"The child is the father of the man" stated William Wordsworth in his 1802 poem, "My Heart Leaps Up," also known as "The Rainbow."
The late Virgil Abloh, the artistic director of Louis Vuitton's menswear collection who passed away in November 2021, aligned with Wordsworth's vision, as he often searched for the child within the adult in his collections.
This theme was evident in the set design for Louis Vuitton's A/W 23 menswear collection, showcased in Paris last week.
Designed by French directors Michel and Olivier Gondry (who also did a film for the occasion), the set recreated rooms in a house (View this photo) that belonged to a grown up, but that still bore clear traces of the child who had inhabited them (show notes also mentioned rites of passage and teenage bedrooms, View this photo). These two identities were symbolised by a cartoonish poster on a bedroom wall: it featured two buildings shaped like the initials of the brand, but the architectural inspiration was subverted into a childish drawing as the poster was characterised by vividly bright colours.
This collection was the effort of a collective including KidSuper founder Colm Dillane. A runner-up at the 2021 LVMH Prize for Young Designers, New York-based Dillane, combined his ideas with Vuitton's in-house team.
Dillane's paintings were recreated as tapestry-style jacquard motifs and incorporated in the collection. His camouflage face print, proved the most desirable: already a hit among many celebrities, it appeared here on jackets, coats, backpacks and Keepall bags, and was also recreated in a hyper luxury variation in a suede jacket.

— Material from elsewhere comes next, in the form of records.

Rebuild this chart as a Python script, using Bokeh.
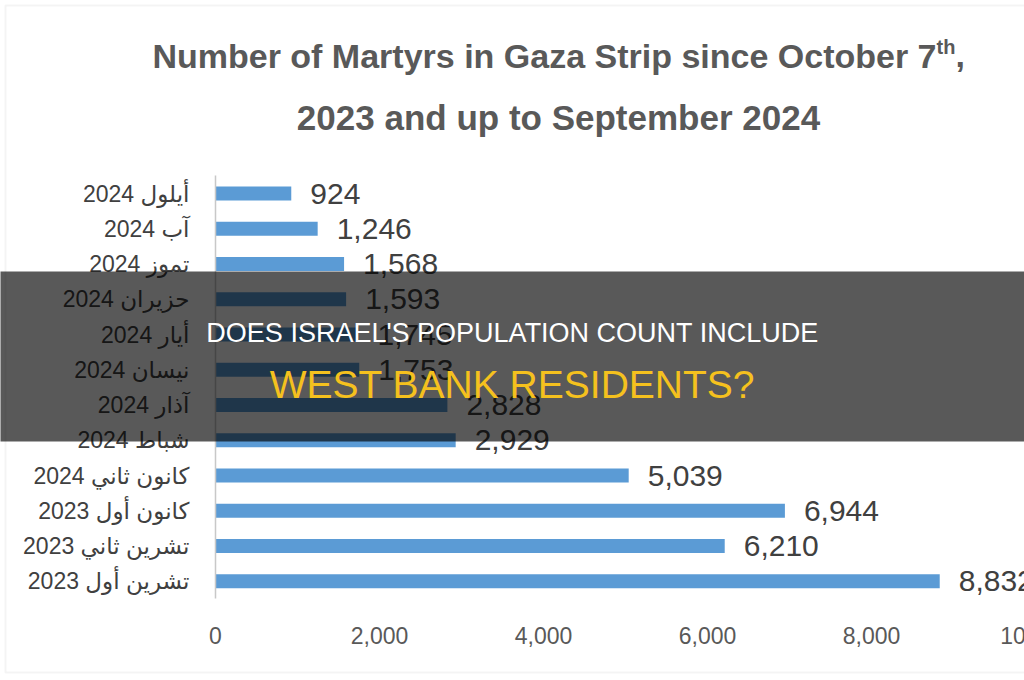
from bokeh.plotting import figure
from bokeh.models import (Range1d, Label, BoxAnnotation, FixedTicker,
                          NumeralTickFormatter, ColumnDataSource)
from bokeh.core.properties import value
from bokeh.embed import file_html
from bokeh.resources import INLINE

# Monthly martyr counts in the Gaza Strip, newest month first
months = ["أيلول 2024", "آب 2024", "تموز 2024", "حزيران 2024", "أيار 2024",
          "نيسان 2024", "آذار 2024", "شباط 2024", "كانون ثاني 2024",
          "كانون أول 2023", "تشرين ثاني 2023", "تشرين أول 2023"]
martyrs = [924, 1246, 1568, 1593, 1745, 1753, 2828, 2929, 5039, 6944, 6210, 8832]
x_ticks = [0, 2000, 4000, 6000, 8000, 10000]

title_line1 = "Number of Martyrs in Gaza Strip since October 7"
title_sup = "th"
title_line2 = "2023 and up to September 2024"
banner_line1 = "DOES ISRAEL'S POPULATION COUNT INCLUDE"
banner_line2 = "WEST BANK RESIDENTS?"

# ---- layout geometry (canvas pixels) ----
W, H = 1024, 680
X0_PX = 215            # where the value axis starts
X_SCALE = 0.0820       # pixels per person
TOP_BAR_PX = 193       # centre of the first row
ROW_PX = 35.25         # row pitch

BLUE = "#5B9BD5"
DARK = "#404040"
GREY = "#595959"
SANS = "Liberation Sans, DejaVu Sans"

n = len(months)
rows = [n - 1 - i for i in range(n)]          # first month at the top


def px_x(px):
    return (px - X0_PX) / X_SCALE


def px_y(py):
    return (n - 1) - (py - TOP_BAR_PX) / ROW_PX


p = figure(width=W, height=H, output_backend="svg", toolbar_location=None,
           x_range=Range1d(px_x(0), px_x(W)),
           y_range=Range1d(px_y(H), px_y(0)),
           min_border=0, min_border_left=0, min_border_right=0,
           min_border_top=0, min_border_bottom=0)
p.outline_line_color = None
p.background_fill_color = "white"
p.border_fill_color = "white"
p.xgrid.visible = False
p.ygrid.visible = False

src = ColumnDataSource(dict(row=rows, n=martyrs,
                            label=[f"{v:,}" for v in martyrs]))
p.hbar(y="row", right="n", height=0.4, source=src,
       fill_color=BLUE, line_color=None)
p.text(x="n", y="row", text="label", source=src, x_offset=19,
       text_align="left", text_baseline="middle",
       text_font_size="30px", text_color=DARK,
       text_font=value("Liberation Sans"))

# x axis: labels only, sitting under the last row
xa = p.xaxis[0]
xa.fixed_location = -0.5
xa.ticker = FixedTicker(ticks=x_ticks)
xa.formatter = NumeralTickFormatter(format="0,0")
xa.axis_line_color = None
xa.major_tick_line_color = None
xa.minor_tick_line_color = None
xa.major_label_standoff = 22
xa.major_label_text_font = SANS
xa.major_label_text_font_size = "23px"
xa.major_label_text_color = GREY

# y axis: month names and a thin grey line spanning the rows
ya = p.yaxis[0]
ya.fixed_location = 0
ya.bounds = (-0.5, n - 0.5)
ya.ticker = FixedTicker(ticks=rows)
ya.major_label_overrides = {r: m for r, m in zip(rows, months)}
ya.axis_line_color = "#C8C8C8"
ya.axis_line_width = 1.5
ya.major_tick_line_color = None
ya.minor_tick_line_color = None
ya.major_label_standoff = 20
ya.major_label_text_font = SANS
ya.major_label_text_font_size = "23px"
ya.major_label_text_color = DARK

# last tick label runs past the right edge
p.add_layout(Label(x=x_ticks[-1], y=-0.5, y_offset=-37, text=f"{x_ticks[-1]:,}",
                   text_align="center", text_baseline="middle",
                   text_font=SANS, text_font_size="23px", text_color=GREY))

# chart border
p.add_layout(BoxAnnotation(left=px_x(5), right=px_x(1100), top=px_y(5),
                           bottom=px_y(672), fill_alpha=0,
                           line_color="#DCDCDC", line_width=2))

# two-line title with superscript
p.add_layout(Label(x=px_x(936), y=px_y(55), text=title_line1,
                   text_align="right", text_baseline="alphabetic",
                   text_font=SANS, text_font_size="34px",
                   text_font_style="bold", text_color=GREY))
p.add_layout(Label(x=px_x(936), y=px_y(46), text=title_sup,
                   text_align="left", text_baseline="alphabetic",
                   text_font=SANS, text_font_size="20px",
                   text_font_style="bold", text_color=GREY))
p.add_layout(Label(x=px_x(955), y=px_y(55), text=",",
                   text_align="left", text_baseline="alphabetic",
                   text_font=SANS, text_font_size="34px",
                   text_font_style="bold", text_color=GREY))
p.add_layout(Label(x=px_x(558), y=px_y(117), text=title_line2,
                   text_align="center", text_baseline="alphabetic",
                   text_font=SANS, text_font_size="35px",
                   text_font_style="bold", text_color=GREY))

# dark headline banner across the chart
p.add_layout(BoxAnnotation(left=px_x(-20), right=px_x(1100),
                           top=px_y(271), bottom=px_y(441),
                           fill_color="black", fill_alpha=0.65,
                           line_color=None))
p.add_layout(Label(x=px_x(512), y=px_y(332), text=banner_line1,
                   text_align="center", text_baseline="alphabetic",
                   text_font=SANS, text_font_size="27px",
                   text_color="white", level="overlay"))
p.add_layout(Label(x=px_x(512), y=px_y(384), text=banner_line2,
                   text_align="center", text_baseline="alphabetic",
                   text_font=SANS, text_font_size="39px",
                   text_color="#F5C11E", level="overlay"))

open("out.html", "w").write(file_html(p, INLINE))
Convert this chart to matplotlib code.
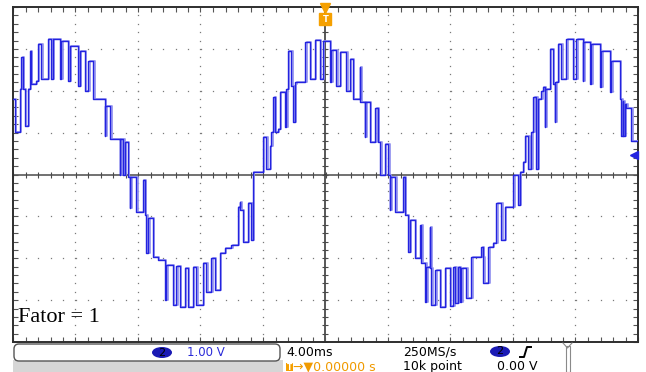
import matplotlib.pyplot as plt
import numpy as np
from matplotlib.patches import FancyBboxPatch, Ellipse, Rectangle
from matplotlib.lines import Line2D
from matplotlib.transforms import IdentityTransform

# channel 2 trace: (time in ms, level in V) at each switching instant
cycle1_pos = [(-20.0, 1.80), (-19.90, 1.01), (-19.58, 2.04), (-19.46, 2.80), (-19.39, 2.04),
              (-19.26, 1.15), (-19.07, 2.04), (-18.94, 2.95), (-18.88, 2.16), (-18.56, 2.23),
              (-18.43, 3.11), (-18.18, 2.28), (-17.79, 3.23), (-17.54, 2.28), (-17.47, 3.23),
              (-17.02, 2.28), (-16.90, 3.19), (-16.51, 2.23), (-16.38, 3.06), (-15.87, 2.11),
              (-15.74, 2.95), (-15.42, 1.99), (-15.17, 2.71), (-14.85, 1.80), (-14.14, 0.91),
              (-14.08, 1.63), (-13.76, 0.84), (-13.18, 0.00), (-13.12, 0.84), (-12.93, 0.00),
              (-12.86, 0.77)]
cycle1_neg = [(-12.67, -0.05), (-12.54, -0.79), (-12.48, -0.05), (-12.10, -0.89), (-11.71, -0.12),
              (-11.58, -0.96), (-11.46, -1.87), (-11.33, -1.03), (-11.07, -1.96), (-10.75, -2.04),
              (-10.30, -2.99), (-10.18, -2.16), (-9.79, -3.11), (-9.54, -2.18), (-9.34, -3.16),
              (-9.02, -2.23), (-8.83, -3.16), (-8.51, -2.20), (-8.26, -3.11), (-7.87, -2.11),
              (-7.62, -2.80), (-7.30, -1.99), (-7.10, -2.75), (-6.78, -1.87), (-6.46, -1.75),
              (-6.02, -1.68), (-5.63, -0.77), (-5.50, -0.65), (-5.44, -0.84), (-5.31, -1.60),
              (-4.99, -0.67), (-4.74, -1.56)]
cycle2_pos = [(-4.67, 0.05), (-4.03, 0.89), (-3.78, 0.12), (-3.58, 0.67), (-3.46, 1.01),
              (-3.33, 1.84), (-3.26, 1.01), (-3.07, 1.08), (-2.94, 1.96), (-2.56, 1.13),
              (-2.50, 2.04), (-2.43, 2.95), (-2.18, 2.11), (-2.05, 1.25), (-1.98, 2.16),
              (-1.92, 2.20), (-1.28, 3.16), (-1.02, 2.28), (-0.70, 3.21), (-0.38, 2.28),
              (-0.19, 3.19), (0.26, 2.20), (0.38, 2.97), (0.70, 2.11), (0.90, 2.92),
              (1.34, 1.99), (1.54, 2.75), (1.73, 1.80), (2.18, 2.56), (2.24, 1.72),
              (2.50, 0.89), (2.56, 1.72), (2.82, 0.77), (3.20, 1.60), (3.33, 0.77),
              (3.52, 0.00), (3.78, 0.72)]
cycle2_neg = [(4.03, -0.02), (4.10, -0.84), (4.16, -0.05), (4.48, -0.89), (4.93, -0.07),
              (5.06, -0.96), (5.25, -1.84), (5.38, -1.08), (5.70, -1.99), (6.08, -1.20),
              (6.14, -2.11), (6.40, -3.04), (6.46, -2.20), (6.66, -1.25), (6.72, -2.23),
              (6.78, -3.11), (7.04, -2.28), (7.30, -3.16), (7.62, -2.23), (7.94, -3.14),
              (8.19, -2.20), (8.32, -3.07), (8.45, -2.20), (8.58, -3.04), (8.70, -2.23),
              (9.02, -2.95), (9.34, -1.96), (9.98, -1.72), (10.05, -1.96), (10.11, -2.59),
              (10.43, -1.72), (10.69, -1.63), (10.94, -0.67), (11.26, -1.56), (11.46, -0.77),
              (12.03, 0.00), (12.35, -0.72)]
cycle3_pos = [(12.42, 0.05), (12.61, 0.29), (12.74, 0.91), (12.99, 0.12), (13.18, 1.01),
              (13.31, 1.84), (13.50, 0.12), (13.57, 1.80), (13.82, 1.99), (13.89, 2.08),
              (14.02, 1.13), (14.08, 2.04), (14.34, 2.99), (14.53, 2.16), (14.66, 1.25),
              (14.72, 2.20), (14.85, 3.11), (15.10, 2.28), (15.42, 3.23), (15.81, 2.28),
              (16.06, 3.23), (16.45, 2.23), (16.51, 3.16), (16.90, 2.16), (17.02, 3.11),
              (17.54, 2.08), (17.66, 2.95), (18.18, 1.96), (18.30, 2.71), (18.82, 1.80),
              (18.94, 0.91), (19.01, 1.75), (19.07, 0.91), (19.14, 1.68), (19.26, 1.60),
              (19.58, 0.79), (20.0, 0.79)]

trigger_level = 0.47  # V, marker on the right edge
label = "Fator = 1"

W, H = 646, 372
fig = plt.figure(figsize=(W / 100, H / 100), dpi=100)
ax = fig.add_axes([13 / W, 30 / H, 625 / W, 335 / H])
ax.set_xlim(-20, 20)
ax.set_ylim(-4, 4)

# graticule: dotted divisions, crosshair with fine ticks
grid_col = "#7a7a7a"
for xd in np.arange(-16, 17, 4):
    if xd == 0:
        continue
    yy = np.arange(-4, 4.01, 0.2)
    ax.plot(np.full_like(yy, xd), yy, ls="none", marker="s", ms=0.9, mew=0, color=grid_col)
for yd in np.arange(-3, 4, 1):
    if yd == 0:
        continue
    xx = np.arange(-20, 20.01, 0.8)
    ax.plot(xx, np.full_like(xx, yd), ls="none", marker="s", ms=0.9, mew=0, color=grid_col)

ax.axhline(0, color="#4a4a4a", lw=1.1, zorder=1)
ax.axvline(0, color="#2a2a2a", lw=1.1, zorder=1)
xx = np.arange(-20, 20.01, 0.8)
ax.plot(xx, np.zeros_like(xx), ls="none", marker="|", ms=4, mew=0.8, color="#4a4a4a")
yy = np.arange(-4, 4.01, 0.2)
ax.plot(np.zeros_like(yy), yy, ls="none", marker="_", ms=5, mew=0.8, color="#4a4a4a")

ax.set_xticks(np.arange(-20, 20.01, 4))
ax.set_xticks(np.arange(-20, 20.01, 0.8), minor=True)
ax.set_yticks(np.arange(-4, 4.01, 1))
ax.set_yticks(np.arange(-4, 4.01, 0.2), minor=True)
ax.tick_params(which="both", direction="in", length=3.5, width=0.8, color="#555555",
               top=True, right=True, labelbottom=False, labelleft=False)
for s in ax.spines.values():
    s.set_linewidth(1.4)
    s.set_color("#2e2e2e")

# waveform
pts = cycle1_pos + cycle1_neg + cycle2_pos + cycle2_neg + cycle3_pos
t = np.array([p[0] for p in pts])
v = np.array([p[1] for p in pts])
ax.step(t + 0.12, v, where="post", color="#9696f0", lw=1.3, zorder=3)
ax.step(t, v, where="post", color="#2323e0", lw=1.0, zorder=4)

ax.text(0.008, 0.06, label, transform=ax.transAxes, fontsize=16,
        family="Liberation Serif", va="baseline", ha="left", zorder=5)

# trigger position (top) and trigger level (right) markers
xt = ax.get_xaxis_transform()
ax.plot([0], [0.997], marker="v", ms=6.5, color="#f5a000", transform=xt, clip_on=False, zorder=6)
ax.plot([0], [0.964], marker="s", ms=8, color="#f5a000", transform=xt, clip_on=False, zorder=6)
ax.text(0, 0.962, "T", transform=xt, fontsize=6, color="white", fontweight="bold",
        ha="center", va="center", zorder=7)
yt = ax.get_yaxis_transform()
ax.plot([0.993], [trigger_level], marker="<", ms=6, color="#2323e0", transform=yt,
        clip_on=False, zorder=6)

# status bar (display pixel coordinates)
idt = IdentityTransform()


def py(y):
    return H - y


fig.add_artist(Rectangle((13, py(372)), 270, 12, transform=idt, fc="#d6d6d6", ec="none"))
fig.add_artist(FancyBboxPatch((14, py(361)), 266, 17, boxstyle="round,pad=0,rounding_size=5",
                              transform=idt, fc="white", ec="#555555", lw=1))
fig.add_artist(Ellipse((162, py(352.5)), 20, 11, transform=idt, fc="#1a1ab4", ec="none"))
fig.text(162 / W, 1 - 352.5 / H, "2", ha="center", va="center", fontsize=8, color="black")
fig.text(187 / W, 1 - 352.5 / H, "1.00 V", ha="left", va="center", fontsize=8.5, color="#2a2ad8")

fig.text(286 / W, 1 - 352 / H, "4.00ms", ha="left", va="center", fontsize=9, color="black")
fig.add_artist(Rectangle((286, py(371)), 7, 8, transform=idt, fc="#f5a000", ec="none"))
fig.text(289.5 / W, 1 - 367 / H, "T", ha="center", va="center", fontsize=5.5, color="white",
         fontweight="bold")
fig.text(293 / W, 1 - 366.5 / H, "\u2192\u25bc0.00000 s", ha="left", va="center", fontsize=9,
         color="#f09a00")
fig.text(403 / W, 1 - 352 / H, "250MS/s", ha="left", va="center", fontsize=9, color="black")
fig.text(403 / W, 1 - 366.5 / H, "10k point", ha="left", va="center", fontsize=9, color="black")
fig.add_artist(Ellipse((500, py(351.5)), 20, 11, transform=idt, fc="#1a1ab4", ec="none"))
fig.text(500 / W, 1 - 351.5 / H, "2", ha="center", va="center", fontsize=8, color="black")
fig.add_artist(Line2D([520, 524, 527, 531], [py(357), py(357), py(347), py(347)],
                      transform=idt, color="black", lw=1.4))
fig.text(497 / W, 1 - 366.5 / H, "0.00 V", ha="left", va="center", fontsize=9, color="black")
fig.add_artist(Rectangle((565.5, py(372)), 4, 26, transform=idt, fc="white", ec="#8a8a8a", lw=0.8))
fig.add_artist(Line2D([563, 567.5, 572], [py(343), py(348), py(343)], transform=idt,
                      color="#8a8a8a", lw=0.8))

fig.savefig("out.png", dpi=100)
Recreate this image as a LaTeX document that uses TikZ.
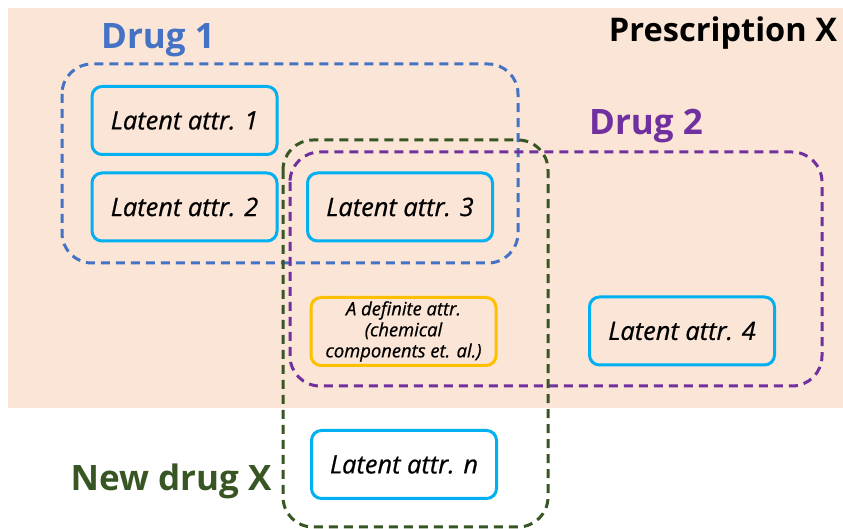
\documentclass[tikz,border=0pt]{standalone}
\usepackage{fontspec}
\setmainfont{Open Sans}
\newfontfamily\attrfont{Open Sans}[FakeBold=0.7]
\definecolor{peach}{HTML}{FBE5D6}
\definecolor{drugblue}{HTML}{4472C4}
\definecolor{drugpurple}{HTML}{7030A0}
\definecolor{druggreen}{HTML}{375623}
\definecolor{attrcyan}{HTML}{00B0F0}
\definecolor{attrgold}{HTML}{FFC000}
\tikzset{
  attr/.style={draw=attrcyan, line width=1.5pt, rounded corners=5pt,
    minimum width=92.5pt, minimum height=34pt, inner sep=1pt,
    font=\attrfont\itshape\fontsize{12.7}{14}\selectfont},
  definite/.style={attr, draw=attrgold, align=center,
    font=\attrfont\itshape\fontsize{9.2}{10.5}\selectfont},
  group/.style={dash pattern=on 4.5pt off 3pt, line width=1.5pt, rounded corners=15pt},
  title/.style={font=\bfseries\fontsize{17.5}{20}\selectfont}
}
\begin{document}
\begin{tikzpicture}[x=0.5pt,y=-0.5pt]
	\useasboundingbox (0,0) rectangle (843,529);
	\fill [peach] (8,8) rectangle (843,408);
	% attributes
	\node [attr] (l1) at (184.5,120.5) {Latent attr. 1};
	\node [attr] (l2) at (184.5,207) {Latent attr. 2};
	\node [attr] (l3) at (400,207) {Latent attr. 3};
	\node [definite] (def) at (403.5,331.5) {A definite attr.\\(chemical\\components et. al.)};
	\node [attr] (l4) at (682,331) {Latent attr. 4};
	\node [attr] (ln) at (404,464.5) {Latent attr. n};
	% groups
	\draw [group, drugblue] (62,64) rectangle (518,263);
	\draw [group, druggreen] (283,140) rectangle (548,527);
	\draw [group, drugpurple] (290,152) rectangle (822,386);
	% titles
	\node [title, drugblue] (drug1) at (158,40) {Drug 1};
	\node [title, drugpurple] (drug2) at (646,126) {Drug 2};
	\node [title, font=\bfseries\fontsize{16.3}{19}\selectfont] (presc) at (723,33) {Prescription X};
	\node [title, druggreen] (newx) at (171,481) {New drug X};
\end{tikzpicture}
\end{document}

Dillane's more elaborate paintings of domestic interiors were instead reworked into extremely detailed patchworked tracksuits, designs that contrasted with more sober offers.
Some of Dillane's coats incorporated digital glitch effects and there were flashes of dazzle patterns in a tweed suit and coat and surrealist twists in the jackets and coats cinched at the waist by an extra pair of sleeves.
Another theme for this collection was connectivity and the different souls of the in-house team and Dillane gelled together in some original yet not terribly commercial designs.
We are addicted to emails and direct messages on social media that give us the chance to reach out somebody in real time in just few seconds, but Dillane asked members of the multicultural design studio to go back to pen and paper and write letters in their mother tongues.
The letters were then embroidered and stitched onto a suit (you can bet that the mille-feuille letter suit will be a hit with museums and with the odd celebrity) or recreated in leather and then stacked to form a fully functional and very original bag (more commercial than the suit, but probably extremely expensive if it will ever be produced). One jacket featured the classic criss-cross pattern of wall letter holders with two envelopes and three letters spilling out.
As a whole it was a grand and energetic spectacle, but it was also very distracting: the space where a runway takes place is of vital importance and often complements a collection, but here there was a lot to take in between the detailed set design, the garments and accessories, a performance by Spanish singer Rosalía and an illustrious guest list with celebrities, actors and musicians all rigorously clad in Louis Vuitton.
What will happen to Vuitton after this show? The company has been without a creative director of menswear since Virgil Abloh passed away.
Elaborate sets and shows by the in-house collective team became the norm afterwards and now everybody wonders when and if Dillane will eventually get the job (was the young designer answering the question with the slogan "Blurry Vision of a Bright Future" on a gray coat?).
Undoubtedly, he has the energy, the stamina and the passion to do so having worked hard to get there even though he didn't have the connections Abloh had. That said it wouldn't be so bad to keep on having a collective and Dillane rather than a single designer.
Stress would be diluted in this way and Dillane would be able to dedicate enough time to Louis Vuitton's menswear line and to his own brand (that is more time-consuming as he works on every aspect there, from the paintings for the prints and textile elaborations to entertaining relationships with the factories).
At the same time, a collective with a guest designer like Dillane means that the collections will keep on displaying clashing moments and lack coherence (in this case Dillane’s exuberance and his bright colours contrasted with a more rigorous approach). And in case he gets appointed, how long will Dillane last at Vuitton? Time, as usual will tell, but fashion may be just a chapter in Dillane's life: he seems more interested in art and has a penchant for storytelling, something that makes you suspect that he would write a successful novel if only he tried.